Is indifference a proven corollary to suffering? Auden finds a connection that is not obvious but once drawn to one’s attention is undeniable. There always seem to be some people who are indifferent to an outcome that others feel is worthy of outrage or wonder or applause. So, how indifferent ARE we? So irretrievably focused on self and selfish outcomes, so wrapped into our own cocoons of safety and comfort, that we pay little heed to strange, wonderful, remarkable happenings? Or perhaps we simply do not know, are not aware, are concentrating on something else, are actually fed up with other people trying to grab our attention that we deliberately turn away from them, whatever they have to say? Is Auden talking about inadequate communication between people? I read an article this morning about the importance of attention management; how it is crucial to control our resources of notice in a world becoming ever more ingenious at grabbing our attention.
A reflection on this masterful poem by WH Auden presents an opportunity for insight into the nature of human relationships. Here is the poem, Musée des Beaux Arts:
About suffering they were never wrong,
The old Masters: how well they understood
Its human position: how it takes place
While someone else is eating or opening a window or just walking dully along;
How, when the aged are reverently, passionately waiting
For the miraculous birth, there always must be
Children who did not specially want it to happen, skating
On a pond at the edge of the wood:
They never forgot
That even the dreadful martyrdom must run its course
Anyhow in a corner, some untidy spot
Where the dogs go on with their doggy life and the torturer's horse
Scratches its innocent behind on a tree.
In Breughel's Icarus, for instance: how everything turns away
Quite leisurely from the disaster; the ploughman may
Have heard the splash, the forsaken cry,
But for him it was not an important failure; the sun shone
As it had to on the white legs disappearing into the green
Water, and the expensive delicate ship that must have seen
Something amazing, a boy falling out of the sky,
Had somewhere to get to and sailed calmly on.
The painting Auden refers to is hanging in the Musée des Beaux Arts in Brussels, Belgium; it is titled Landscape with the Fall of Icarus and was painted by Pieter Breughel in 1558. The painting depicts the end of the myth of Daedalus and his son Icarus as told by Ovid, in which the father and son fashion wings for themselves to escape imprisonment, but Icarus flies too close to the sun and the wax on the wings melts, causing him to plunge to his death in the sea.
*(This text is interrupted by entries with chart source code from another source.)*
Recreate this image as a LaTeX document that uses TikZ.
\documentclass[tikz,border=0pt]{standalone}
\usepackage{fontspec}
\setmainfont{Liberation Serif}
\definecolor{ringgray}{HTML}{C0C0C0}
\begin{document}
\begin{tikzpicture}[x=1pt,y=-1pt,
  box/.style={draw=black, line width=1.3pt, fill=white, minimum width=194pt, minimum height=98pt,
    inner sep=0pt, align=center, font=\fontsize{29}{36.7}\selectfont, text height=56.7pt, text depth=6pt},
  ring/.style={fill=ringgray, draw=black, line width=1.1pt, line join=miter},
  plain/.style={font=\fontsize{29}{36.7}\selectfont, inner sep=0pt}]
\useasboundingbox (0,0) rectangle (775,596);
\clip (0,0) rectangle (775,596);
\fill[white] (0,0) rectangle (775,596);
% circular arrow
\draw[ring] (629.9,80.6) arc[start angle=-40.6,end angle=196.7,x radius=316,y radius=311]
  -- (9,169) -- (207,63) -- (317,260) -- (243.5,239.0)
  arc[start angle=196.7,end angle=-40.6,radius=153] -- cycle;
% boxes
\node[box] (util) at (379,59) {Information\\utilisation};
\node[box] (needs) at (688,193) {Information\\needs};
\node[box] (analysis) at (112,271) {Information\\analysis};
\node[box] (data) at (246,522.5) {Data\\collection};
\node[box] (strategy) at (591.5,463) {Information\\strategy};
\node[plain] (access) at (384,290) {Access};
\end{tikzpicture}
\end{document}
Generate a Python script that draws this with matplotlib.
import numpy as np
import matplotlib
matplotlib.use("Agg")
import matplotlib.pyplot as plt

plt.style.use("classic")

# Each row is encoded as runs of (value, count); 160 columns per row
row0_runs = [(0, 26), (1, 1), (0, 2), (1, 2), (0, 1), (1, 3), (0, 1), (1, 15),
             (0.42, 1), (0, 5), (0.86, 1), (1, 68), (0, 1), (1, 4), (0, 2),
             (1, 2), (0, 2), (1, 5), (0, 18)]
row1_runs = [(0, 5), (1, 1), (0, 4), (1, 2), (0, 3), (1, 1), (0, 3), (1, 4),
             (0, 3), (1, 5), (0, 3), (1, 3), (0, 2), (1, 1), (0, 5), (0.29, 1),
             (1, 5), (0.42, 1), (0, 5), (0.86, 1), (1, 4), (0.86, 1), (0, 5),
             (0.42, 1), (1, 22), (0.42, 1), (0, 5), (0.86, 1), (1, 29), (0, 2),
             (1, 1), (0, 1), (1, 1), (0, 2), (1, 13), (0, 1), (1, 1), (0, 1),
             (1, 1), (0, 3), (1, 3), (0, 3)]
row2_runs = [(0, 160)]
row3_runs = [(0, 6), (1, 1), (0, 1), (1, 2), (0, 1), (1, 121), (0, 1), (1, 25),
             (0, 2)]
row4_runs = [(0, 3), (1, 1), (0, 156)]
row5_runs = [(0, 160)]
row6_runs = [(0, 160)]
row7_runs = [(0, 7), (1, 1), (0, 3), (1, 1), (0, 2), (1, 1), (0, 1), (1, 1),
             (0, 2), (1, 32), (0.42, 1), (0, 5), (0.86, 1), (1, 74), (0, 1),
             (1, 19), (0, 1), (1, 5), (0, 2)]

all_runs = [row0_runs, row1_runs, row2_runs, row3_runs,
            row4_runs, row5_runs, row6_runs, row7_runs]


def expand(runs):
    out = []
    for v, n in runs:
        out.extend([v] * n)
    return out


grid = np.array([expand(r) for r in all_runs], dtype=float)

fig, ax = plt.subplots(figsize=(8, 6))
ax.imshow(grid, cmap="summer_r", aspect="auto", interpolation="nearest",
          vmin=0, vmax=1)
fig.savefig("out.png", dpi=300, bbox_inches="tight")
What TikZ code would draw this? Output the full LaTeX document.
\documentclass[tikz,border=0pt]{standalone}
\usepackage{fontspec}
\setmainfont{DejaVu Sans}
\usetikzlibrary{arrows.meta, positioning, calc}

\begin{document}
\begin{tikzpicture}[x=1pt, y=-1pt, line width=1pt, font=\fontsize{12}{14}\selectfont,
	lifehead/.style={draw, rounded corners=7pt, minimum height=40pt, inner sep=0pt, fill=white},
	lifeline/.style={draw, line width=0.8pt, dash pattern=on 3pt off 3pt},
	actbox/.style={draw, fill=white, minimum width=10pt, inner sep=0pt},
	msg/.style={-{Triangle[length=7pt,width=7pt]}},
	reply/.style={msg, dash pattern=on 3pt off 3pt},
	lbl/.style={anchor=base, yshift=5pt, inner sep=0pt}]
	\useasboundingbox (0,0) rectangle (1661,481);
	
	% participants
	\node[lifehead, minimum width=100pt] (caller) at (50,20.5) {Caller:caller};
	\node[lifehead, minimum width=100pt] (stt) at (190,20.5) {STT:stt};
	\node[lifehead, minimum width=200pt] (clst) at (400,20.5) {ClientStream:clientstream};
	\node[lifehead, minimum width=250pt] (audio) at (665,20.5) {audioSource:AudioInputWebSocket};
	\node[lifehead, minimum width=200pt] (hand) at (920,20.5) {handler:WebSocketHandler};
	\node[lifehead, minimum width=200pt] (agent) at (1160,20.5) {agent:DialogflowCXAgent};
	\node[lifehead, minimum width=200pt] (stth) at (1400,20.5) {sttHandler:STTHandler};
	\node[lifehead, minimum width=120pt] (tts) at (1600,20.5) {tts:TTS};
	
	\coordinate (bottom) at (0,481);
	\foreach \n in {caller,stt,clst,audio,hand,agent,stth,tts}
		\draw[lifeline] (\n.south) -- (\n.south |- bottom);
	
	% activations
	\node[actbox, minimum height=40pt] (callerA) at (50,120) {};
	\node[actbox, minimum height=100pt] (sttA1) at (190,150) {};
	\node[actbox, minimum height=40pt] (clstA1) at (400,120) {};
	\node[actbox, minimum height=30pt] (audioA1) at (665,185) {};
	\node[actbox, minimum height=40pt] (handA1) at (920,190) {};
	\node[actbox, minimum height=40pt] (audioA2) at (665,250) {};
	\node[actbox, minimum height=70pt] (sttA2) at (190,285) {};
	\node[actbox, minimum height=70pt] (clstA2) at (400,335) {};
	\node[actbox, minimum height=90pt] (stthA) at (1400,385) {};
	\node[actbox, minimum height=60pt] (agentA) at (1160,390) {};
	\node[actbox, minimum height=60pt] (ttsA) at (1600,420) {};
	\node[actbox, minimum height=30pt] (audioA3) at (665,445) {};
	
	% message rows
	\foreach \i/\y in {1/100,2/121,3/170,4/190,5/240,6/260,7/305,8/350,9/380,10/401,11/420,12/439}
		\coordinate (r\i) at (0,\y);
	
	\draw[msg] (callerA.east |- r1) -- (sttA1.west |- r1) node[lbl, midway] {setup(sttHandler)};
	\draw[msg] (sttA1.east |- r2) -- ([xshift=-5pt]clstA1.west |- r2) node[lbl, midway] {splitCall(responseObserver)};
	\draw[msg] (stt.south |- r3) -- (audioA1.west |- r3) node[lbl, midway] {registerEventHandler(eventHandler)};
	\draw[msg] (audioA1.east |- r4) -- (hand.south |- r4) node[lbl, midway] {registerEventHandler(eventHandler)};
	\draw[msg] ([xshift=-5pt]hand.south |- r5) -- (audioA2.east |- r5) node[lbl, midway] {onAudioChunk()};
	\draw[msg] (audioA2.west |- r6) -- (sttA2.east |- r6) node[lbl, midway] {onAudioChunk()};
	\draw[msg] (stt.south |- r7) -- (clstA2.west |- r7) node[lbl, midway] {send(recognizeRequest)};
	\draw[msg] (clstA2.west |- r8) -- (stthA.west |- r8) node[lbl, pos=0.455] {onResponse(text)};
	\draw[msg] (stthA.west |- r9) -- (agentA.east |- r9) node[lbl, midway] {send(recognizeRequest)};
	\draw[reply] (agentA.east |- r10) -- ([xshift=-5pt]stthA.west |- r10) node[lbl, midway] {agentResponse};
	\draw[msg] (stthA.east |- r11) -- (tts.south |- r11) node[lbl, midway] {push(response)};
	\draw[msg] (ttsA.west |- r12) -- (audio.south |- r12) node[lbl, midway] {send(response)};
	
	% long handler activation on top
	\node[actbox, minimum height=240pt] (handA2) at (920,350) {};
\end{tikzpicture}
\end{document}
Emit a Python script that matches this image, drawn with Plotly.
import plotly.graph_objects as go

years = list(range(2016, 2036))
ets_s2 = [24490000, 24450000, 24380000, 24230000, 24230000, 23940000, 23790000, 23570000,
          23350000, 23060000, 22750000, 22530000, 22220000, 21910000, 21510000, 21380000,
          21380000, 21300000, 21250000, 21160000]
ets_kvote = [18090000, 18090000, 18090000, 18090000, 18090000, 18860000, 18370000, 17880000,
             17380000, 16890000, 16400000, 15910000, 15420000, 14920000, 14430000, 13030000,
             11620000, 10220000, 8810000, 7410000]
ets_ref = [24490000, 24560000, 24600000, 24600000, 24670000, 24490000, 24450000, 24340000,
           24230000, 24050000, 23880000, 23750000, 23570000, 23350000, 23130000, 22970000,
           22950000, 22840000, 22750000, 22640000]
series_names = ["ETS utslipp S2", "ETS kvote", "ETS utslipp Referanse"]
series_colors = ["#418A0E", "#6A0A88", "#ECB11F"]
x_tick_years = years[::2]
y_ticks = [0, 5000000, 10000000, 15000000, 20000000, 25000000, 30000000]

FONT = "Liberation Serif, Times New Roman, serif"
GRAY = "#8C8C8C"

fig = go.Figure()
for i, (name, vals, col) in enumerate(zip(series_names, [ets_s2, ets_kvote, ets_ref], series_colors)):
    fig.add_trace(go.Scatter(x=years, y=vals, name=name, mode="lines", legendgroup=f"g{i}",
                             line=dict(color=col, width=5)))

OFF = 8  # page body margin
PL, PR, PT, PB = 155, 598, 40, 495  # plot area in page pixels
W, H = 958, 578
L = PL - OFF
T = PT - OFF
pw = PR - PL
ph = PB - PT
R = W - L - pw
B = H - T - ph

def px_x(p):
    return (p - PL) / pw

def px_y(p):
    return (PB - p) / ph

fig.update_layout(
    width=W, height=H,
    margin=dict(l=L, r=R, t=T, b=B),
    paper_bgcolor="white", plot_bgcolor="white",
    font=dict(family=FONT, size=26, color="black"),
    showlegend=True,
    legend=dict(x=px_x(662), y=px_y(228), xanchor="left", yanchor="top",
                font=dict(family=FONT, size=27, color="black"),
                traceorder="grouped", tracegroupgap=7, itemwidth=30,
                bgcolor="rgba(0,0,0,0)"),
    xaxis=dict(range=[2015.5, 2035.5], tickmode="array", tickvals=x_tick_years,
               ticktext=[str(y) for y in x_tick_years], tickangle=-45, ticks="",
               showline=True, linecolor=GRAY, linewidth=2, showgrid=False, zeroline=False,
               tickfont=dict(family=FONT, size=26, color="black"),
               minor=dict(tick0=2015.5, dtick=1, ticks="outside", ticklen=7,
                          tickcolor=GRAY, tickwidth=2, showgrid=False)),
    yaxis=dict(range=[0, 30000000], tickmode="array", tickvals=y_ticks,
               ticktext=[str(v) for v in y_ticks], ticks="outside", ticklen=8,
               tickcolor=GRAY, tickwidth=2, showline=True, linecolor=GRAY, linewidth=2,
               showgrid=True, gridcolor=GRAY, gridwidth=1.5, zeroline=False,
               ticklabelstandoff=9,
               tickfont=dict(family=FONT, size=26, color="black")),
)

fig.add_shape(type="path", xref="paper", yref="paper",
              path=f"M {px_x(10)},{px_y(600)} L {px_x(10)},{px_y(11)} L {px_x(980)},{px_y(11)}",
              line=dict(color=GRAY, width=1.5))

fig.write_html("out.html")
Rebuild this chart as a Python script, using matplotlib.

Auden is categorical: when amazing or awful things are occurring, there is always someone who does not really care. A boy flying across the sky and plunging into the sea; aged people waiting for a miraculous birth; a dreadful martyrdom; all these events and more are not noticed by everyone. A group of children skating on a pond; dogs and horses scratching their behinds; someone eating or opening a window or just walking dully along; a ploughman for whom the fall was not an important failure; and a delicate ship had to get on to its destination. Auden says the Old Masters were never wrong.
I am at a loss – and have been for many years – to reconcile this attitude with my (and my observations of other people’s) fellow feeling for their friends. We do love each other, we do care and take interest in each other’s achievements, we are not indifferent to others, we are compassionate beings. But then, why does the poem, in appearing to contradict the spiritual teaching of ‘love your fellow man and do unto others’, press so many green buttons of agreement?
The reality is that the poem is sometimes true. In part true, like much of our lives, a bit of this and a bit of its opposite. We can ignore the suffering of others, take little interest in marvellous happenings, actively seek to distance ourselves from trauma and pain, and pay no attention to uncomfortable truths about, say, malnutrition and infant mortality and climate warming. Not everyone and not all the time; but it happens. This may be why we admire missionaries so much, people who take on the burden of helping and noticing, and trust they are doing it on behalf of all of us.
Perhaps the parable of The Good Samaritan in Luke 10:25-37 can give me solace. If the separate parts of our beings are represented by all the characters of the parable, then we can sometimes pass by the injured man – like the priest and the Levite do in the parable – before that part of us that is compassionate – the Samaritan in us - stops to help.
This is a paradox for me, has been for years.